World’s Oldest Languages
The first recorded written account dates back to c. 3200 BC. The written documentation of this language was discovered in the archeological site of Jemdet Nasr in Iraq. Sumerian was the language of the ancient Sumer and is known to have been spoken since the 4th millennium BCE. Sumerian is also designated as a language isolate, as it has no relationship with the other languages.
The Accadian language dates back to c. 2800 BC. It was documented from the Shaduppum region of Iraq. This language was spoken in ancient Mesopotamia and is now extinct. The name of the language was derived from the city of Akkad, a major center of Mesopotamian civilization then. The first texts written in Akkadian appeared during the second half of the 3rd millemium BCE and till date thousands of texts have been excavated. The language served as the medium of communication between two people who do not share a mother tongue, in the Ancient Near East for centuries, until its decline that started around the 8th century BCE.

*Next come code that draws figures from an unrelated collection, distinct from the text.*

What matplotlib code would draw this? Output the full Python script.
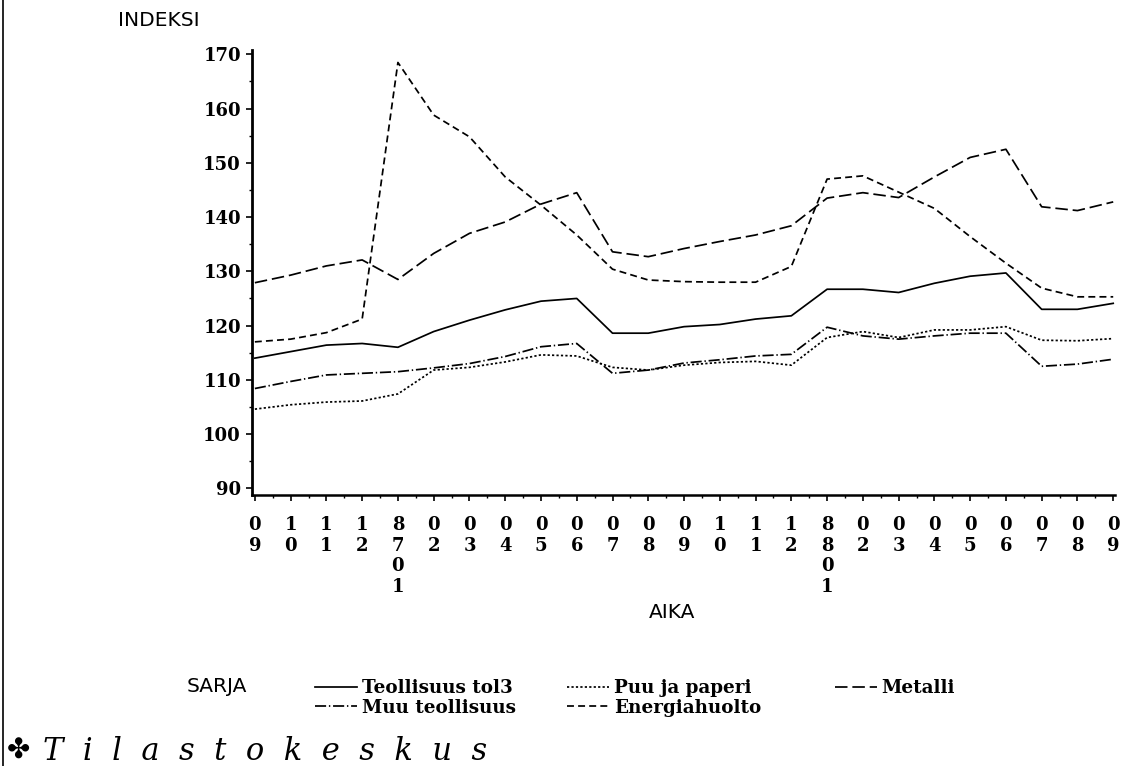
import numpy as np
import matplotlib as mpl
mpl.use('Agg')
import matplotlib.pyplot as plt
from matplotlib.lines import Line2D

# Monthly index values, 1986/09 -> 1988/09
months = ['09','10','11','12','8701','02','03','04','05','06','07','08',
          '09','10','11','12','8801','02','03','04','05','06','07','08','09']

teollisuus = [114.0,115.2,116.4,116.7,116.0,118.9,121.0,122.9,124.5,125.0,118.6,118.6,
              119.8,120.2,121.2,121.8,126.7,126.7,126.1,127.8,129.1,129.7,123.0,123.0,124.1]
puu        = [104.6,105.4,105.9,106.1,107.4,111.8,112.3,113.3,114.6,114.4,112.3,111.8,
              112.7,113.2,113.4,112.7,117.8,118.9,117.8,119.2,119.2,119.8,117.3,117.2,117.6]
metalli    = [127.9,129.3,131.0,132.1,128.5,133.3,137.0,139.1,142.4,144.5,133.6,132.7,
              134.2,135.5,136.7,138.4,143.5,144.5,143.6,147.4,151.0,152.5,141.9,141.2,142.8]
muu        = [108.4,109.7,110.9,111.2,111.5,112.2,113.0,114.3,116.1,116.7,111.2,111.8,
              113.1,113.7,114.4,114.7,119.7,118.1,117.5,118.1,118.6,118.6,112.5,112.9,113.8]
energia    = [117.0,117.5,118.7,121.2,168.5,158.8,154.8,147.4,142.2,136.7,130.4,128.4,
              128.1,128.0,128.0,130.9,147.0,147.6,144.6,141.6,136.4,131.5,126.9,125.3,125.3]

yticks = [90,100,110,120,130,140,150,160,170]

rDPI = 100
mpl.rcParams['lines.scale_dashes'] = False

cfont_tck  = { 'family':'DejaVu Serif', 'weight':'bold', 'size':13 }
cfont_leg  = { 'family':'DejaVu Serif', 'weight':'bold', 'size':13.2 }
cfont_axis = { 'family':'DejaVu Sans',  'weight':'normal', 'size':14.5 }

fig = plt.figure(figsize=(1125/rDPI, 766/rDPI), dpi=rDPI, facecolor='w')
ax = fig.add_axes([252/1125, (766-495)/766, (1115-252)/1125, (495-50)/766])

xx = np.arange(len(months))
lw = 1.25
l1, = ax.plot(xx, teollisuus, color='k', lw=lw, ls='-')
l2, = ax.plot(xx, puu,        color='k', lw=lw, ls=(0, (1.6, 1.6)))
l3, = ax.plot(xx, metalli,    color='k', lw=lw, ls=(0, (9., 3.5)))
l4, = ax.plot(xx, muu,        color='k', lw=lw, ls=(0, (8., 2., 1., 2.)))
l5, = ax.plot(xx, energia,    color='k', lw=lw, ls=(0, (5., 3.)))

ax.set_xlim(-0.08, 24.05)
ax.set_ylim(88.77, 170.8)

for cs in ['top','right']:
    ax.spines[cs].set_visible(False)
ax.spines['left'].set_linewidth(2.)
ax.spines['bottom'].set_linewidth(1.8)

ax.set_xticks(xx)
ax.set_xticks(xx[:-1]+0.5, minor=True)
ax.set_xticklabels(['\n'.join(list(cm)) for cm in months], linespacing=1.2, **cfont_tck)
ax.set_yticks(yticks)
ax.set_yticks(np.arange(95, 170, 10), minor=True)
ax.set_yticklabels([str(v) for v in yticks], **cfont_tck)
ax.tick_params(which='major', direction='out', length=4, width=1.2, colors='k')
ax.tick_params(which='minor', direction='out', length=2.5, width=1.)
ax.tick_params(axis='x', which='major', pad=11)
ax.tick_params(axis='y', which='major', pad=4)

fig.text(118/1125, 1-20/766, 'INDEKSI', va='center', ha='left', **cfont_axis)
fig.text(672/1125, 1-612/766, 'AIKA', va='center', ha='center', **cfont_axis)
fig.text(187/1125, 1-686/766, 'SARJA', va='center', ha='left', **cfont_axis)

# legend, one block per column
kleg = dict(frameon=False, handlelength=2.3, handletextpad=0.25, labelspacing=0.1,
            borderpad=0., borderaxespad=0., prop=cfont_leg, loc='upper left')
fig.legend([l1, l4], ['Teollisuus tol3', 'Muu teollisuus'], bbox_to_anchor=(315/1125, 1-679/766), **kleg)
fig.legend([l2, l5], ['Puu ja paperi', 'Energiahuolto'],    bbox_to_anchor=(567/1125, 1-679/766), **kleg)
fig.legend([l3],     ['Metalli'],                           bbox_to_anchor=(835/1125, 1-679/766), **kleg)

# logo at bottom left
fig.text(7/1125, 1-751/766, '\u2724', va='center', ha='left', family='DejaVu Sans', size=20)
fig.text(43/1125, 1-752/766, '  '.join(list('Tilastokeskus')), va='center', ha='left',
         family='DejaVu Serif', style='italic', size=22)

fig.add_artist(Line2D([3/1125, 3/1125], [0., 1.], color='k', lw=1.2))

plt.savefig('out.png', dpi=rDPI, facecolor='w')
plt.close(fig)
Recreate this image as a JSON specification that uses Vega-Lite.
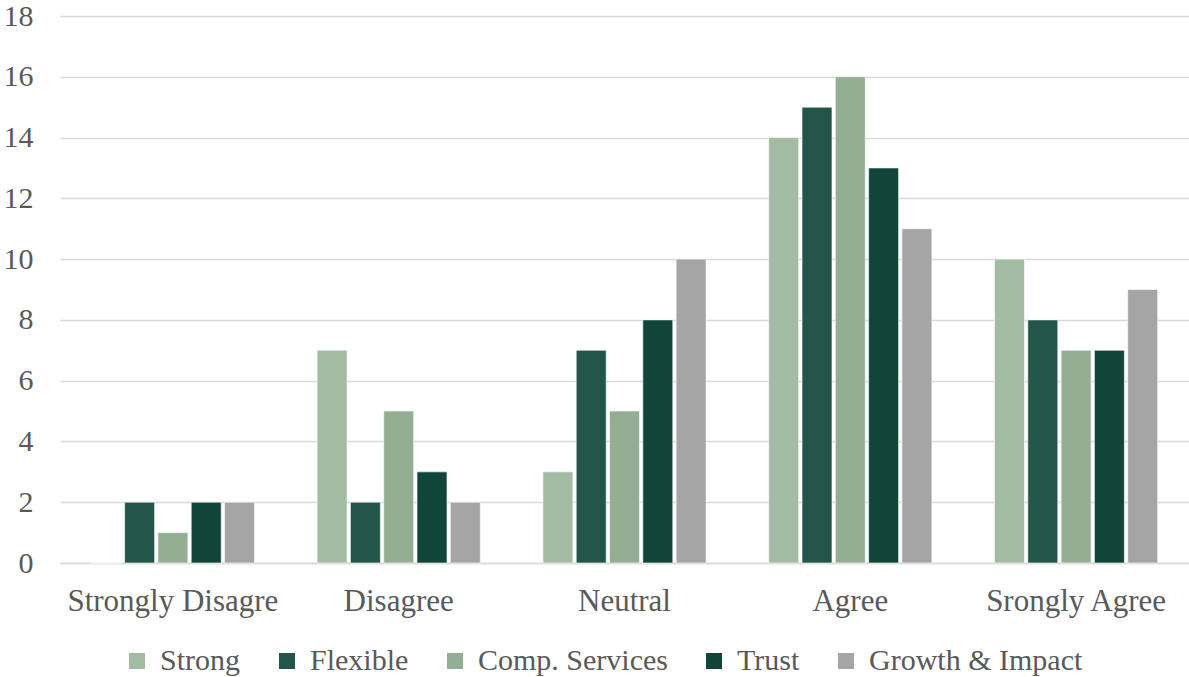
{
  "$schema": "https://vega.github.io/schema/vega-lite/v6.json",
  "width": 1129,
  "height": 547,
  "autosize": {"type": "none"},
  "padding": {"left": 60, "top": 16, "right": 0, "bottom": 114},
  "background": "white",
  "config": {
    "view": {"stroke": null},
    "font": "Liberation Serif"
  },
  "data": {
    "values": [
      {"cat": "Strongly Disagre", "series": "Strong", "value": 0},
      {"cat": "Strongly Disagre", "series": "Flexible", "value": 2},
      {"cat": "Strongly Disagre", "series": "Comp. Services", "value": 1},
      {"cat": "Strongly Disagre", "series": "Trust", "value": 2},
      {"cat": "Strongly Disagre", "series": "Growth & Impact", "value": 2},
      {"cat": "Disagree", "series": "Strong", "value": 7},
      {"cat": "Disagree", "series": "Flexible", "value": 2},
      {"cat": "Disagree", "series": "Comp. Services", "value": 5},
      {"cat": "Disagree", "series": "Trust", "value": 3},
      {"cat": "Disagree", "series": "Growth & Impact", "value": 2},
      {"cat": "Neutral", "series": "Strong", "value": 3},
      {"cat": "Neutral", "series": "Flexible", "value": 7},
      {"cat": "Neutral", "series": "Comp. Services", "value": 5},
      {"cat": "Neutral", "series": "Trust", "value": 8},
      {"cat": "Neutral", "series": "Growth & Impact", "value": 10},
      {"cat": "Agree", "series": "Strong", "value": 14},
      {"cat": "Agree", "series": "Flexible", "value": 15},
      {"cat": "Agree", "series": "Comp. Services", "value": 16},
      {"cat": "Agree", "series": "Trust", "value": 13},
      {"cat": "Agree", "series": "Growth & Impact", "value": 11},
      {"cat": "Srongly Agree", "series": "Strong", "value": 10},
      {"cat": "Srongly Agree", "series": "Flexible", "value": 8},
      {"cat": "Srongly Agree", "series": "Comp. Services", "value": 7},
      {"cat": "Srongly Agree", "series": "Trust", "value": 7},
      {"cat": "Srongly Agree", "series": "Growth & Impact", "value": 9}
    ]
  },
  "mark": {"type": "bar", "stroke": "#ffffff", "strokeWidth": 0.6},
  "encoding": {
    "x": {
      "field": "cat",
      "type": "nominal",
      "sort": ["Strongly Disagre", "Disagree", "Neutral", "Agree", "Srongly Agree"],
      "scale": {"paddingInner": 0, "paddingOuter": 0},
      "axis": {
        "title": null,
        "labelAngle": 0,
        "labelFont": "Liberation Serif",
        "labelFontSize": 31,
        "labelColor": "#595959",
        "labelPadding": 23,
        "labelLimit": 400,
        "ticks": false,
        "domain": true,
        "domainColor": "#D9D9D9",
        "domainWidth": 1.5,
        "grid": false
      }
    },
    "xOffset": {
      "field": "series",
      "type": "nominal",
      "sort": ["Strong", "Flexible", "Comp. Services", "Trust", "Growth & Impact"],
      "scale": {"paddingInner": 0.1, "paddingOuter": 0.94}
    },
    "y": {
      "field": "value",
      "type": "quantitative",
      "scale": {"domain": [0, 18], "nice": false},
      "axis": {
        "title": null,
        "values": [0, 2, 4, 6, 8, 10, 12, 14, 16, 18],
        "labelFont": "Liberation Serif",
        "labelFontSize": 30,
        "labelColor": "#595959",
        "labelPadding": 27,
        "ticks": false,
        "domain": false,
        "grid": true,
        "gridColor": "#D9D9D9",
        "gridWidth": 1.5
      }
    },
    "color": {
      "field": "series",
      "type": "nominal",
      "sort": ["Strong", "Flexible", "Comp. Services", "Trust", "Growth & Impact"],
      "scale": {
        "domain": ["Strong", "Flexible", "Comp. Services", "Trust", "Growth & Impact"],
        "range": ["#A3BBA3", "#23554A", "#93AE93", "#12453A", "#A5A5A5"]
      },
      "legend": {
        "title": null,
        "orient": "none",
        "legendX": 62,
        "legendY": 630,
        "direction": "horizontal",
        "labelFont": "Liberation Serif",
        "labelFontSize": 30,
        "labelColor": "#595959",
        "symbolType": "square",
        "symbolSize": 256,
        "symbolStrokeWidth": 0,
        "labelOffset": 8,
        "columnPadding": 31,
        "labelLimit": 400
      }
    }
  }
}
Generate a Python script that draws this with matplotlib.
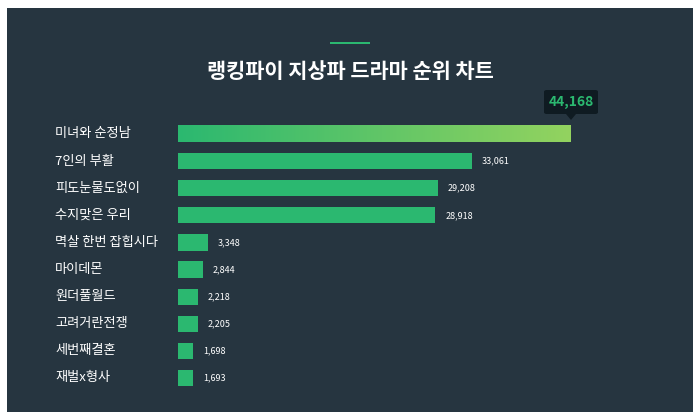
import matplotlib.pyplot as plt
import numpy as np
from matplotlib.patches import Rectangle, FancyBboxPatch, Polygon
from matplotlib.colors import LinearSegmentedColormap

plt.rcParams['font.family'] = ['Noto Sans CJK KR', 'Noto Sans CJK JP', 'Noto Sans CJK SC',
                               'Noto Sans CJK TC', 'DejaVu Sans']

titles = ['미녀와 순정남', '7인의 부활', '피도눈물도없이', '수지맞은 우리', '멱살 한번 잡힙시다',
          '마이데몬', '원더풀월드', '고려거란전쟁', '세번째결혼', '재벌x형사']
scores = [44168, 33061, 29208, 28918, 3348, 2844, 2218, 2205, 1698, 1693]

W, H = 700, 420
bg = '#263540'
green = '#2bb870'

fig = plt.figure(figsize=(7, 4.2), dpi=100)
fig.patch.set_facecolor('white')
fig.patches.append(Rectangle((7 / W, 8 / H), 686 / W, 404 / H, transform=fig.transFigure,
                             facecolor=bg, edgecolor='none', zorder=-5))

ax = fig.add_axes([178 / W, 1 - 391.5 / H, 393 / W, 271 / H])
ax.set_zorder(2)
ax.set_facecolor('none')
ax.axis('off')

bh = 0.6
for i, v in enumerate(scores):
    if i == 0:
        grad = np.linspace(0, 1, 256).reshape(1, -1)
        cm = LinearSegmentedColormap.from_list('g', [green, '#93d35f'])
        ax.imshow(grad, cmap=cm, aspect='auto', extent=(0, v, i + bh / 2, i - bh / 2), zorder=2)
    else:
        ax.barh(i, v, height=bh, color=green, zorder=2)
        ax.text(v + 1100, i, f'{v:,}', color='white', fontsize=6.5, va='center', ha='left')
    fig.text(55 / W, 1 - (134 + 27.1 * i) / H, titles[i], color='white', fontsize=9.5,
             va='center', ha='left', zorder=3)
ax.set_ylim(len(scores) - 0.5, -0.5)
ax.set_xlim(0, scores[0])

# title
fig.text(0.5, 1 - 72 / H, '랭킹파이 지상파 드라마 순위 차트', color='white', fontsize=15,
         fontweight='bold', ha='center', va='center', zorder=3)
fig.patches.append(Rectangle((330 / W, 1 - 44 / H), 40 / W, 2.5 / H, transform=fig.transFigure,
                             facecolor=green, edgecolor='none', zorder=1))

# tooltip
tx, ty = 571, 102
fig.patches.append(FancyBboxPatch(((tx - 27) / W, 1 - (ty + 12) / H), 54 / W, 24 / H,
                                  boxstyle='round,pad=0,rounding_size=0.004',
                                  transform=fig.transFigure, facecolor='#0f1b22',
                                  edgecolor='none', zorder=1))
fig.patches.append(Polygon([((tx - 5) / W, 1 - (ty + 12) / H), ((tx + 5) / W, 1 - (ty + 12) / H),
                            (tx / W, 1 - (ty + 18) / H)], transform=fig.transFigure,
                           facecolor='#0f1b22', edgecolor='none', zorder=1))
fig.text(tx / W, 1 - ty / H, f'{scores[0]:,}', color=green, fontsize=10, fontweight='bold',
         ha='center', va='center', zorder=3)

fig.savefig('out.png', dpi=100)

The indigenous language of Egypt and a branch of the Afroasiatic language family, the written records of the language dates back to 3400 BC. Egyptian was first documented from the tomb of Seth-Peribsen. Till the late 7th century AD, it was spoken in the form of Coptic. The modern day version is known as Egyptian Arabic, which steadily replaced the use of Coptic as the language, after the Muslim conquest of Egypt. However, Coptic still exists today,as the liturgical language of the Coptic Church.
An extinct Semitic language, Eblaite was prevalent from the c. 2400 BC and was documented from the thousands of tablets excavated from the ruins of the city of Ebla. It was used in the 3rd millennium BCE in the ancient city of Ebla, between Aleppo and Hama, in western modern Syria. Considered to be the second oldest written Semitic language after Akkadian, the language is now extinct.
This language was prevalent during the 1700s BC. It was the language of ancient Crete. As of now, it is considered to be a language isolate as its affiliation, if any, to other languages have not yet been ascertained.
Hittite dates back to c. 1650 BC. Now an extinct language, it was once spoken by the Hittites people in north-central Anatolia. he language declined after the collapse of the Hittite empire.
Greek is recognized as one of the world's ‘oldest recorded living languages’. It was documented as early as c. 1400 BC. With a written history of thirty-four centuries, this language is the longest documented of any of the Indo-European language family. The Greek is the native language of the Balkan Peninsula. As of today, Greek is spoken by 13 million people approximately.
The Chinese language was documented as early as 11th century BCE. With over a billion speakers, it is one of the major languages that are spoken today. The Chinese language consists of a group of seven linguistic subdivisions or dialects, with Mandarin Chinese accounting for the most number of speakers. The entire group of dialects and linguistic variation is referred to as the Chinese language.